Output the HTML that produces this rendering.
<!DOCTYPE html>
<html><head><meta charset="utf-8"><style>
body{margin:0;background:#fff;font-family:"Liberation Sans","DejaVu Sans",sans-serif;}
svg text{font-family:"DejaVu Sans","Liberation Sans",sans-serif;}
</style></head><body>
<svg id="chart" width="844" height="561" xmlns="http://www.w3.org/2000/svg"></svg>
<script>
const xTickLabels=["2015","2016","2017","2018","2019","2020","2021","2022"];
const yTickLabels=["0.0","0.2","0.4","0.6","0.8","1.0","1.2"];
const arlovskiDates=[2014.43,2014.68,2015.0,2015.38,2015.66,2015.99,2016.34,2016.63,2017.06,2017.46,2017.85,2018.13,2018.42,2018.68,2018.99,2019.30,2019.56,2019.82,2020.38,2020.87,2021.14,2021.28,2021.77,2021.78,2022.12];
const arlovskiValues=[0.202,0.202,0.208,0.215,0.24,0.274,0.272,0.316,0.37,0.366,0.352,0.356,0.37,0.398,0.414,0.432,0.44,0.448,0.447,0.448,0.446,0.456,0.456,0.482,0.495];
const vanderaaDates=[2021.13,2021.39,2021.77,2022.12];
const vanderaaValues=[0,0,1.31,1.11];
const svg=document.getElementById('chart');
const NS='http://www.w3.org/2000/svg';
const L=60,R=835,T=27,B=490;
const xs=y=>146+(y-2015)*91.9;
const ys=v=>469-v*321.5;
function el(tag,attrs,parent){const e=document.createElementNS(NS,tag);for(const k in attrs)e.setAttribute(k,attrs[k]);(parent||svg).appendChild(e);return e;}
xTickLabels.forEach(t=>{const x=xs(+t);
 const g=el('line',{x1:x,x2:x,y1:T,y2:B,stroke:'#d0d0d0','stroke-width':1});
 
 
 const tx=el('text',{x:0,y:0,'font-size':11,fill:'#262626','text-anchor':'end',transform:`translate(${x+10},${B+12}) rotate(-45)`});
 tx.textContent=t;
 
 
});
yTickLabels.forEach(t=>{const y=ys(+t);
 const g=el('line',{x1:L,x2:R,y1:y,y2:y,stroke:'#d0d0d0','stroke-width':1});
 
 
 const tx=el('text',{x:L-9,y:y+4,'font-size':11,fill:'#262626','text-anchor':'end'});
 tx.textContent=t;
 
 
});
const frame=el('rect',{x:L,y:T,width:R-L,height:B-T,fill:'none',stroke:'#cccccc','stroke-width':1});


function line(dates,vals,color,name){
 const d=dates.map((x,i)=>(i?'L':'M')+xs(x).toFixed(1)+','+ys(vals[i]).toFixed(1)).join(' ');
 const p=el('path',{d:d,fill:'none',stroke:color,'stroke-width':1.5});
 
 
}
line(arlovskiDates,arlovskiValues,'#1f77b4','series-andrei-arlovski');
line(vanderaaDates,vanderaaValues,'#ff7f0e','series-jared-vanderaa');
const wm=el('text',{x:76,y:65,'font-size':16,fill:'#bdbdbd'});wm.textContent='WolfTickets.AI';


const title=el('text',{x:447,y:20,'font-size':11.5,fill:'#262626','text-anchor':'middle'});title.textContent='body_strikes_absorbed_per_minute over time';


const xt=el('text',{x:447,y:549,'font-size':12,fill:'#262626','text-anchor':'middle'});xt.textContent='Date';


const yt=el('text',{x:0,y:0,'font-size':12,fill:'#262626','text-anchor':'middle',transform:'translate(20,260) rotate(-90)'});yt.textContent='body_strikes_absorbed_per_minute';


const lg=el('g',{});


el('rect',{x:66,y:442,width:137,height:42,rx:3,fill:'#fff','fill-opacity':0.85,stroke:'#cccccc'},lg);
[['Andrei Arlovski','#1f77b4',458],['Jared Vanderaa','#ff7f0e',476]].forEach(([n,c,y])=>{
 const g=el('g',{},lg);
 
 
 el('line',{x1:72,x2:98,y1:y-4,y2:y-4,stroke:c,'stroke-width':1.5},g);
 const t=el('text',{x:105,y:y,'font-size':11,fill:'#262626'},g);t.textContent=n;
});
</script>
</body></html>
________
Write out the data exactly as it stands.

Output the HTML that produces this rendering.
<!DOCTYPE html>
<html><head><meta charset="utf-8"><style>
body{margin:0;background:#fff;font-family:"Liberation Sans","DejaVu Sans",sans-serif;}
svg text{font-family:"DejaVu Sans","Liberation Sans",sans-serif;}
</style></head><body>
<svg id="chart" width="844" height="561" xmlns="http://www.w3.org/2000/svg"></svg>
<script>
const xTickLabels=["2015","2016","2017","2018","2019","2020","2021","2022"];
const yTickLabels=["0.0","0.2","0.4","0.6","0.8","1.0","1.2"];
const arlovskiDates=[2014.43,2014.68,2015.0,2015.38,2015.66,2015.99,2016.34,2016.63,2017.06,2017.46,2017.85,2018.13,2018.42,2018.68,2018.99,2019.30,2019.56,2019.82,2020.38,2020.87,2021.14,2021.28,2021.77,2021.78,2022.12];
const arlovskiValues=[0.202,0.202,0.208,0.215,0.24,0.274,0.272,0.316,0.37,0.366,0.352,0.356,0.37,0.398,0.414,0.432,0.44,0.448,0.447,0.448,0.446,0.456,0.456,0.482,0.495];
const vanderaaDates=[2021.13,2021.39,2021.77,2022.12];
const vanderaaValues=[0,0,1.31,1.11];
const svg=document.getElementById('chart');
const NS='http://www.w3.org/2000/svg';
const L=60,R=835,T=27,B=490;
const xs=y=>146+(y-2015)*91.9;
const ys=v=>469-v*321.5;
function el(tag,attrs,parent){const e=document.createElementNS(NS,tag);for(const k in attrs)e.setAttribute(k,attrs[k]);(parent||svg).appendChild(e);return e;}
xTickLabels.forEach(t=>{const x=xs(+t);
 const g=el('line',{x1:x,x2:x,y1:T,y2:B,stroke:'#d0d0d0','stroke-width':1});
 
 
 const tx=el('text',{x:0,y:0,'font-size':11,fill:'#262626','text-anchor':'end',transform:`translate(${x+10},${B+12}) rotate(-45)`});
 tx.textContent=t;
 
 
});
yTickLabels.forEach(t=>{const y=ys(+t);
 const g=el('line',{x1:L,x2:R,y1:y,y2:y,stroke:'#d0d0d0','stroke-width':1});
 
 
 const tx=el('text',{x:L-9,y:y+4,'font-size':11,fill:'#262626','text-anchor':'end'});
 tx.textContent=t;
 
 
});
const frame=el('rect',{x:L,y:T,width:R-L,height:B-T,fill:'none',stroke:'#cccccc','stroke-width':1});


function line(dates,vals,color,name){
 const d=dates.map((x,i)=>(i?'L':'M')+xs(x).toFixed(1)+','+ys(vals[i]).toFixed(1)).join(' ');
 const p=el('path',{d:d,fill:'none',stroke:color,'stroke-width':1.5});
 
 
}
line(arlovskiDates,arlovskiValues,'#1f77b4','series-andrei-arlovski');
line(vanderaaDates,vanderaaValues,'#ff7f0e','series-jared-vanderaa');
const wm=el('text',{x:76,y:65,'font-size':16,fill:'#bdbdbd'});wm.textContent='WolfTickets.AI';


const title=el('text',{x:447,y:20,'font-size':11.5,fill:'#262626','text-anchor':'middle'});title.textContent='body_strikes_absorbed_per_minute over time';


const xt=el('text',{x:447,y:549,'font-size':12,fill:'#262626','text-anchor':'middle'});xt.textContent='Date';


const yt=el('text',{x:0,y:0,'font-size':12,fill:'#262626','text-anchor':'middle',transform:'translate(20,260) rotate(-90)'});yt.textContent='body_strikes_absorbed_per_minute';


const lg=el('g',{});


el('rect',{x:66,y:442,width:137,height:42,rx:3,fill:'#fff','fill-opacity':0.85,stroke:'#cccccc'},lg);
[['Andrei Arlovski','#1f77b4',458],['Jared Vanderaa','#ff7f0e',476]].forEach(([n,c,y])=>{
 const g=el('g',{},lg);
 
 
 el('line',{x1:72,x2:98,y1:y-4,y2:y-4,stroke:c,'stroke-width':1.5},g);
 const t=el('text',{x:105,y:y,'font-size':11,fill:'#262626'},g);t.textContent=n;
});
</script>
</body></html>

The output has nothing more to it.